Charts and diagrams as code

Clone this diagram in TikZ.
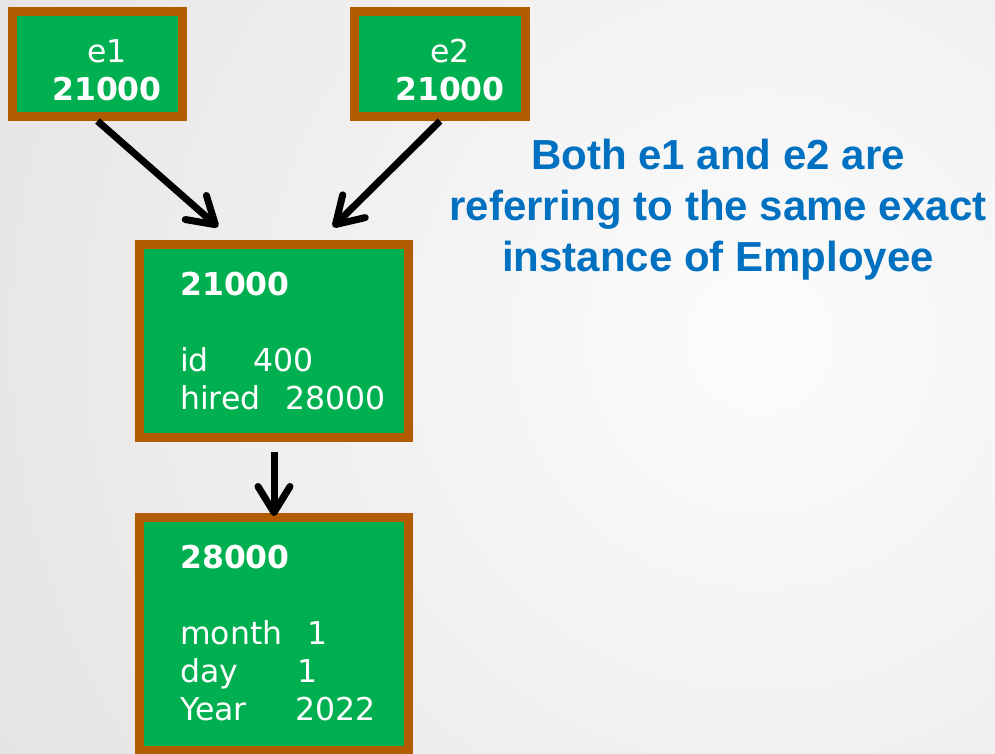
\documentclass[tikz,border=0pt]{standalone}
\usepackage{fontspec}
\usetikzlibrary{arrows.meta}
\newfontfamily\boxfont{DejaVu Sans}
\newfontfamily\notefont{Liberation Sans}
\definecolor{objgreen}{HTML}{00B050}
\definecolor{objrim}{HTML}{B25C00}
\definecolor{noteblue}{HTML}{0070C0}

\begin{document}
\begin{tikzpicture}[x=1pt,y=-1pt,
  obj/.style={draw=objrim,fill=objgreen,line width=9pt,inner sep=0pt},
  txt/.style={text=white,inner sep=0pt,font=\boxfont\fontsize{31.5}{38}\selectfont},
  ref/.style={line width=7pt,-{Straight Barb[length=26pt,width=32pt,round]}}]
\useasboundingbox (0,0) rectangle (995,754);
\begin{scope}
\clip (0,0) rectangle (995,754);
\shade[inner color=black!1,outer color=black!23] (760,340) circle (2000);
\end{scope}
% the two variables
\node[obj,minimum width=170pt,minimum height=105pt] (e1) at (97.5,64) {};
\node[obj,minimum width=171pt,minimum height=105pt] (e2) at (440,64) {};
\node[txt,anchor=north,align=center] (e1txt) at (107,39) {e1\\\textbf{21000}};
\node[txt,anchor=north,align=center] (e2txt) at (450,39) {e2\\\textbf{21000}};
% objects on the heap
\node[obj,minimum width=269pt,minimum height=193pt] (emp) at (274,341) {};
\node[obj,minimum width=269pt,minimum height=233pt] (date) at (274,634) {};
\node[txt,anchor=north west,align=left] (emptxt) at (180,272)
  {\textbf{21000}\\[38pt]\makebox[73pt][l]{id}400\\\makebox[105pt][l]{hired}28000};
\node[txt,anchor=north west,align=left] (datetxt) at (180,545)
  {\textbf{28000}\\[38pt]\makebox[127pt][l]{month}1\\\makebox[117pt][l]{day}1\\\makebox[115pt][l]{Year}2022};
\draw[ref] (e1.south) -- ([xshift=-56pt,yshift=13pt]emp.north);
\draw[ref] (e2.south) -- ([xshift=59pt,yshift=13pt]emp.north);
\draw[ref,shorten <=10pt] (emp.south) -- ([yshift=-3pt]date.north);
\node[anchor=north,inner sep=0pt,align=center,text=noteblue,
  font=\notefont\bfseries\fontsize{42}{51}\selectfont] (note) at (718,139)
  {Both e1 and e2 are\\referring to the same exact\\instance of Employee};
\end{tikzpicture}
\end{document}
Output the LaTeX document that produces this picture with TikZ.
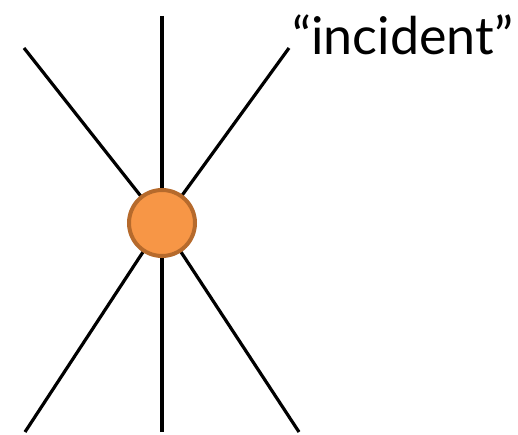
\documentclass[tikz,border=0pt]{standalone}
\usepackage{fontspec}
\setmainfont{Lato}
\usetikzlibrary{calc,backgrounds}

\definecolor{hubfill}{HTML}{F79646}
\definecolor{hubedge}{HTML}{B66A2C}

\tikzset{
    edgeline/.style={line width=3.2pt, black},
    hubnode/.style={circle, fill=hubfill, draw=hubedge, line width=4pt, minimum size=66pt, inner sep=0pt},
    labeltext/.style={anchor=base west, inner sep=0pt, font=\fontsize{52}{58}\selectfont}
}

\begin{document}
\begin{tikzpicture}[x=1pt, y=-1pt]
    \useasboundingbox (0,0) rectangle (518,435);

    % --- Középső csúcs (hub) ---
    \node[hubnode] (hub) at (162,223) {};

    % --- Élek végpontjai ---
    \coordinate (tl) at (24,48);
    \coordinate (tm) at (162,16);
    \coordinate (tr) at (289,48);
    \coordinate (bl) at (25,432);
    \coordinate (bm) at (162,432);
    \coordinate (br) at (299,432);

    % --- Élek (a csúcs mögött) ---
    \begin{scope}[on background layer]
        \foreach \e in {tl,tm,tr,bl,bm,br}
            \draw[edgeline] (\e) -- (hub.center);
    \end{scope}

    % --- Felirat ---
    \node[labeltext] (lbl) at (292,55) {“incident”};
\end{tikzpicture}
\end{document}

WHAT NEEDS TO BE DONE
Omit every picture, then repeat the remaining data exactly as it appears above.

ANSWER TO THIS TASK
Clone this diagram in TikZ.
\documentclass[tikz,border=0pt]{standalone}
\usepackage{fontspec}
\usetikzlibrary{arrows.meta}
\newfontfamily\boxfont{DejaVu Sans}
\newfontfamily\notefont{Liberation Sans}
\definecolor{objgreen}{HTML}{00B050}
\definecolor{objrim}{HTML}{B25C00}
\definecolor{noteblue}{HTML}{0070C0}

\begin{document}
\begin{tikzpicture}[x=1pt,y=-1pt,
  obj/.style={draw=objrim,fill=objgreen,line width=9pt,inner sep=0pt},
  txt/.style={text=white,inner sep=0pt,font=\boxfont\fontsize{31.5}{38}\selectfont},
  ref/.style={line width=7pt,-{Straight Barb[length=26pt,width=32pt,round]}}]
\useasboundingbox (0,0) rectangle (995,754);
\begin{scope}
\clip (0,0) rectangle (995,754);
\shade[inner color=black!1,outer color=black!23] (760,340) circle (2000);
\end{scope}
% the two variables
\node[obj,minimum width=170pt,minimum height=105pt] (e1) at (97.5,64) {};
\node[obj,minimum width=171pt,minimum height=105pt] (e2) at (440,64) {};
\node[txt,anchor=north,align=center] (e1txt) at (107,39) {e1\\\textbf{21000}};
\node[txt,anchor=north,align=center] (e2txt) at (450,39) {e2\\\textbf{21000}};
% objects on the heap
\node[obj,minimum width=269pt,minimum height=193pt] (emp) at (274,341) {};
\node[obj,minimum width=269pt,minimum height=233pt] (date) at (274,634) {};
\node[txt,anchor=north west,align=left] (emptxt) at (180,272)
  {\textbf{21000}\\[38pt]\makebox[73pt][l]{id}400\\\makebox[105pt][l]{hired}28000};
\node[txt,anchor=north west,align=left] (datetxt) at (180,545)
  {\textbf{28000}\\[38pt]\makebox[127pt][l]{month}1\\\makebox[117pt][l]{day}1\\\makebox[115pt][l]{Year}2022};
\draw[ref] (e1.south) -- ([xshift=-56pt,yshift=13pt]emp.north);
\draw[ref] (e2.south) -- ([xshift=59pt,yshift=13pt]emp.north);
\draw[ref,shorten <=10pt] (emp.south) -- ([yshift=-3pt]date.north);
\node[anchor=north,inner sep=0pt,align=center,text=noteblue,
  font=\notefont\bfseries\fontsize{42}{51}\selectfont] (note) at (718,139)
  {Both e1 and e2 are\\referring to the same exact\\instance of Employee};
\end{tikzpicture}
\end{document}
Output the LaTeX document that produces this picture with TikZ.
\documentclass[tikz,border=0pt]{standalone}
\usepackage{fontspec}
\setmainfont{Lato}
\usetikzlibrary{calc,backgrounds}

\definecolor{hubfill}{HTML}{F79646}
\definecolor{hubedge}{HTML}{B66A2C}

\tikzset{
    edgeline/.style={line width=3.2pt, black},
    hubnode/.style={circle, fill=hubfill, draw=hubedge, line width=4pt, minimum size=66pt, inner sep=0pt},
    labeltext/.style={anchor=base west, inner sep=0pt, font=\fontsize{52}{58}\selectfont}
}

\begin{document}
\begin{tikzpicture}[x=1pt, y=-1pt]
    \useasboundingbox (0,0) rectangle (518,435);

    % --- Középső csúcs (hub) ---
    \node[hubnode] (hub) at (162,223) {};

    % --- Élek végpontjai ---
    \coordinate (tl) at (24,48);
    \coordinate (tm) at (162,16);
    \coordinate (tr) at (289,48);
    \coordinate (bl) at (25,432);
    \coordinate (bm) at (162,432);
    \coordinate (br) at (299,432);

    % --- Élek (a csúcs mögött) ---
    \begin{scope}[on background layer]
        \foreach \e in {tl,tm,tr,bl,bm,br}
            \draw[edgeline] (\e) -- (hub.center);
    \end{scope}

    % --- Felirat ---
    \node[labeltext] (lbl) at (292,55) {“incident”};
\end{tikzpicture}
\end{document}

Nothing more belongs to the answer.